LISTED ENTRIES:
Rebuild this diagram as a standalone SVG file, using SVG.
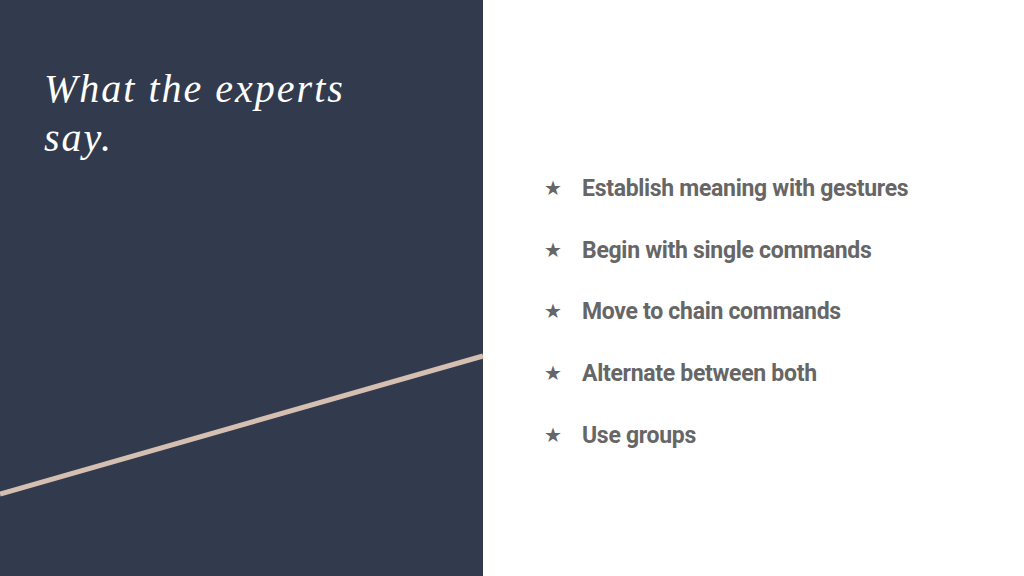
<svg xmlns="http://www.w3.org/2000/svg" width="1024" height="576" viewBox="0 0 1024 576">
<style>
.t{font-family:"Liberation Serif",serif;font-style:italic;font-size:40px;fill:#ffffff;letter-spacing:2px}
.b{font-family:Roboto,"Liberation Sans",sans-serif;font-weight:bold;font-size:23px;fill:#666666;letter-spacing:-0.3px}
.s{font-family:"DejaVu Sans",sans-serif;font-size:20px;fill:#666666}
</style>
<rect width="1024" height="576" fill="#ffffff"/>
<rect id="panel" x="0" y="0" width="483" height="576" fill="#323a4e"/>
<line id="stripe" x1="0" y1="494" x2="483" y2="356" stroke="#d5bfb0" stroke-width="5"/>
<g id="title">
<text class="t" x="44" y="102">What the experts</text>
<text class="t" x="44" y="151">say.</text>
</g>
<g id="bullets">
<text class="s" x="544" y="195">★</text><text class="b" x="582" y="196">Establish meaning with gestures</text>
<text class="s" x="544" y="257">★</text><text class="b" x="582" y="258">Begin with single commands</text>
<text class="s" x="544" y="318">★</text><text class="b" x="582" y="319">Move to chain commands</text>
<text class="s" x="544" y="380">★</text><text class="b" x="582" y="381">Alternate between both</text>
<text class="s" x="544" y="442">★</text><text class="b" x="582" y="443">Use groups</text>
</g>
</svg>
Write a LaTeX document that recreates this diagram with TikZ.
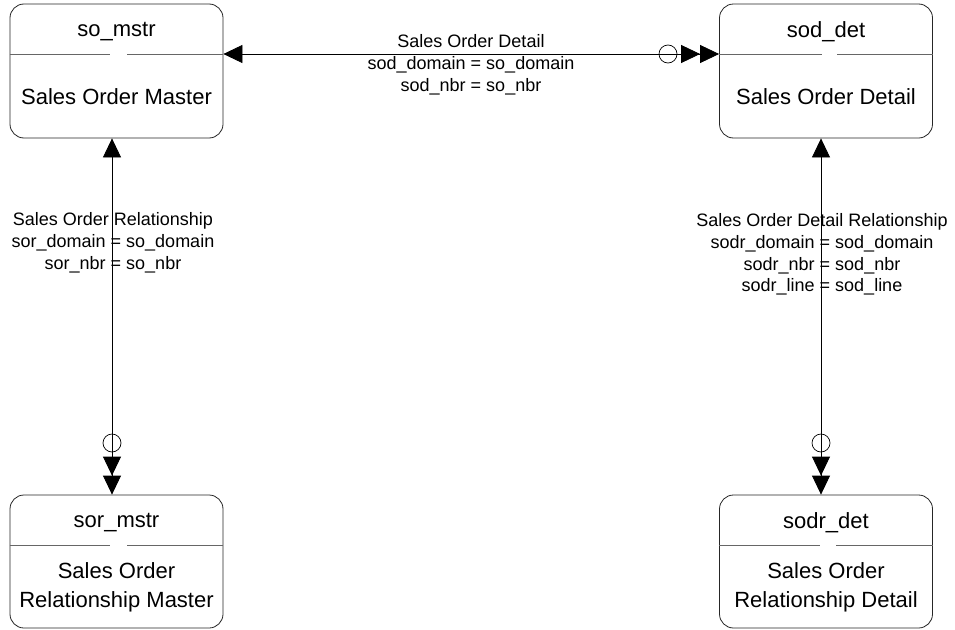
\documentclass[tikz,border=0pt]{standalone}
\usepackage{fontspec}
\setmainfont{Liberation Sans}
\usetikzlibrary{arrows.meta}
\tikzset{
  entbox/.style={draw=black!85, line width=0.8pt, rounded corners=14pt, minimum width=213pt, inner sep=0pt},
  boxtext/.style={font=\fontsize{22}{29}\selectfont, align=center, inner sep=0pt},
  lbl/.style={font=\fontsize{18}{21.8}\selectfont, align=center, inner sep=0pt},
  divider/.style={draw=black!60, line width=0.8pt},
  rel/.style={draw=black, line width=0.8pt},
  tri/.tip={Triangle[length=19pt,width=18pt]},
  ring/.style={circle, draw=black, line width=0.7pt, minimum size=18pt, inner sep=0pt}
}
\begin{document}
\begin{tikzpicture}[x=1pt,y=-1pt]
\useasboundingbox (0,0) rectangle (955,629);
% entity boxes
\node[entbox, minimum height=134pt] (so) at (116.5,71) {};
\node[entbox, minimum height=134pt] (sod) at (826,71) {};
\node[entbox, minimum height=133pt] (sor) at (116.5,561.5) {};
\node[entbox, minimum height=133pt] (sodr) at (826,561.5) {};
% titles
\node[boxtext] (so-t) at (116.5,32) {so\_mstr};
\node[boxtext] (sod-t) at (826,32) {sod\_det};
\node[boxtext] (sor-t) at (116.5,523) {sor\_mstr};
\node[boxtext] (sodr-t) at (826,523) {sodr\_det};
% bodies
\node[boxtext] (so-b) at (116.5,97) {Sales Order Master};
\node[boxtext] (sod-b) at (826,97) {Sales Order Detail};
\node[boxtext] (sor-b) at (116.5,587.5) {Sales Order\\Relationship Master};
\node[boxtext] (sodr-b) at (826,587.5) {Sales Order\\Relationship Detail};
% dividers with gap
\coordinate (dso) at (0,54);
\coordinate (dbot) at (0,545);
\draw[divider] (so.west |- dso) -- (110,54);
\draw[divider] (127,54) -- (so.east |- dso);
\draw[divider] (sod.west |- dso) -- (822,54);
\draw[divider] (837,54) -- (sod.east |- dso);
\draw[divider] (sor.west |- dbot) -- (110,545);
\draw[divider] (127,545) -- (sor.east |- dbot);
\draw[divider] (sodr.west |- dbot) -- (820,545);
\draw[divider] (836,545) -- (sodr.east |- dbot);
% connector guide coordinates
\coordinate (lx) at (112,0);
\coordinate (rx) at (821,0);
% connectors
\draw[rel, {tri}-{tri[sep=0pt] tri}] (so.east |- dso) -- (sod.west |- dso);
\draw[rel, {tri}-{tri[sep=0pt] tri}] (so.south -| lx) -- (sor.north -| lx);
\draw[rel, {tri}-{tri[sep=0pt] tri}] (sod.south -| rx) -- (sodr.north -| rx);
% optionality rings
\node[ring] (ring-top) at (668,54) {};
\node[ring] (ring-left) at (112,443) {};
\node[ring] (ring-right) at (821,443) {};
% labels
\node[lbl] (lab-top) at (471,65) {Sales Order Detail\\sod\_domain = so\_domain\\sod\_nbr = so\_nbr};
\node[lbl] (lab-left) at (113,243) {Sales Order Relationship\\sor\_domain = so\_domain\\sor\_nbr = so\_nbr};
\node[lbl] (lab-right) at (822,254.5) {Sales Order Detail Relationship\\sodr\_domain = sod\_domain\\sodr\_nbr = sod\_nbr\\sodr\_line = sod\_line};
\end{tikzpicture}
\end{document}
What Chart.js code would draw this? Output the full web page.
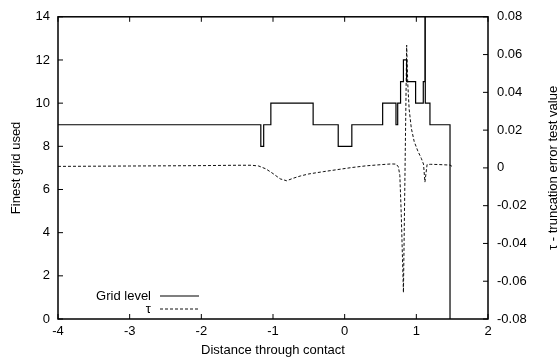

STATED PROBLEM:
Each entry shown above must be quoted exactly, with its pictures left out.

RESULT OF THE TASK:
Rebuild this diagram as a standalone SVG file, using SVG.
<svg xmlns="http://www.w3.org/2000/svg" width="1024" height="576" viewBox="0 0 1024 576">
<style>
.t{font-family:"Liberation Serif",serif;font-style:italic;font-size:40px;fill:#ffffff;letter-spacing:2px}
.b{font-family:Roboto,"Liberation Sans",sans-serif;font-weight:bold;font-size:23px;fill:#666666;letter-spacing:-0.3px}
.s{font-family:"DejaVu Sans",sans-serif;font-size:20px;fill:#666666}
</style>
<rect width="1024" height="576" fill="#ffffff"/>
<rect id="panel" x="0" y="0" width="483" height="576" fill="#323a4e"/>
<line id="stripe" x1="0" y1="494" x2="483" y2="356" stroke="#d5bfb0" stroke-width="5"/>
<g id="title">
<text class="t" x="44" y="102">What the experts</text>
<text class="t" x="44" y="151">say.</text>
</g>
<g id="bullets">
<text class="s" x="544" y="195">★</text><text class="b" x="582" y="196">Establish meaning with gestures</text>
<text class="s" x="544" y="257">★</text><text class="b" x="582" y="258">Begin with single commands</text>
<text class="s" x="544" y="318">★</text><text class="b" x="582" y="319">Move to chain commands</text>
<text class="s" x="544" y="380">★</text><text class="b" x="582" y="381">Alternate between both</text>
<text class="s" x="544" y="442">★</text><text class="b" x="582" y="443">Use groups</text>
</g>
</svg>
Write a LaTeX document that recreates this diagram with TikZ.
\documentclass[tikz,border=0pt]{standalone}
\usepackage{fontspec}
\setmainfont{Liberation Sans}
\usetikzlibrary{arrows.meta}
\tikzset{
  entbox/.style={draw=black!85, line width=0.8pt, rounded corners=14pt, minimum width=213pt, inner sep=0pt},
  boxtext/.style={font=\fontsize{22}{29}\selectfont, align=center, inner sep=0pt},
  lbl/.style={font=\fontsize{18}{21.8}\selectfont, align=center, inner sep=0pt},
  divider/.style={draw=black!60, line width=0.8pt},
  rel/.style={draw=black, line width=0.8pt},
  tri/.tip={Triangle[length=19pt,width=18pt]},
  ring/.style={circle, draw=black, line width=0.7pt, minimum size=18pt, inner sep=0pt}
}
\begin{document}
\begin{tikzpicture}[x=1pt,y=-1pt]
\useasboundingbox (0,0) rectangle (955,629);
% entity boxes
\node[entbox, minimum height=134pt] (so) at (116.5,71) {};
\node[entbox, minimum height=134pt] (sod) at (826,71) {};
\node[entbox, minimum height=133pt] (sor) at (116.5,561.5) {};
\node[entbox, minimum height=133pt] (sodr) at (826,561.5) {};
% titles
\node[boxtext] (so-t) at (116.5,32) {so\_mstr};
\node[boxtext] (sod-t) at (826,32) {sod\_det};
\node[boxtext] (sor-t) at (116.5,523) {sor\_mstr};
\node[boxtext] (sodr-t) at (826,523) {sodr\_det};
% bodies
\node[boxtext] (so-b) at (116.5,97) {Sales Order Master};
\node[boxtext] (sod-b) at (826,97) {Sales Order Detail};
\node[boxtext] (sor-b) at (116.5,587.5) {Sales Order\\Relationship Master};
\node[boxtext] (sodr-b) at (826,587.5) {Sales Order\\Relationship Detail};
% dividers with gap
\coordinate (dso) at (0,54);
\coordinate (dbot) at (0,545);
\draw[divider] (so.west |- dso) -- (110,54);
\draw[divider] (127,54) -- (so.east |- dso);
\draw[divider] (sod.west |- dso) -- (822,54);
\draw[divider] (837,54) -- (sod.east |- dso);
\draw[divider] (sor.west |- dbot) -- (110,545);
\draw[divider] (127,545) -- (sor.east |- dbot);
\draw[divider] (sodr.west |- dbot) -- (820,545);
\draw[divider] (836,545) -- (sodr.east |- dbot);
% connector guide coordinates
\coordinate (lx) at (112,0);
\coordinate (rx) at (821,0);
% connectors
\draw[rel, {tri}-{tri[sep=0pt] tri}] (so.east |- dso) -- (sod.west |- dso);
\draw[rel, {tri}-{tri[sep=0pt] tri}] (so.south -| lx) -- (sor.north -| lx);
\draw[rel, {tri}-{tri[sep=0pt] tri}] (sod.south -| rx) -- (sodr.north -| rx);
% optionality rings
\node[ring] (ring-top) at (668,54) {};
\node[ring] (ring-left) at (112,443) {};
\node[ring] (ring-right) at (821,443) {};
% labels
\node[lbl] (lab-top) at (471,65) {Sales Order Detail\\sod\_domain = so\_domain\\sod\_nbr = so\_nbr};
\node[lbl] (lab-left) at (113,243) {Sales Order Relationship\\sor\_domain = so\_domain\\sor\_nbr = so\_nbr};
\node[lbl] (lab-right) at (822,254.5) {Sales Order Detail Relationship\\sodr\_domain = sod\_domain\\sodr\_nbr = sod\_nbr\\sodr\_line = sod\_line};
\end{tikzpicture}
\end{document}
What Chart.js code would draw this? Output the full web page.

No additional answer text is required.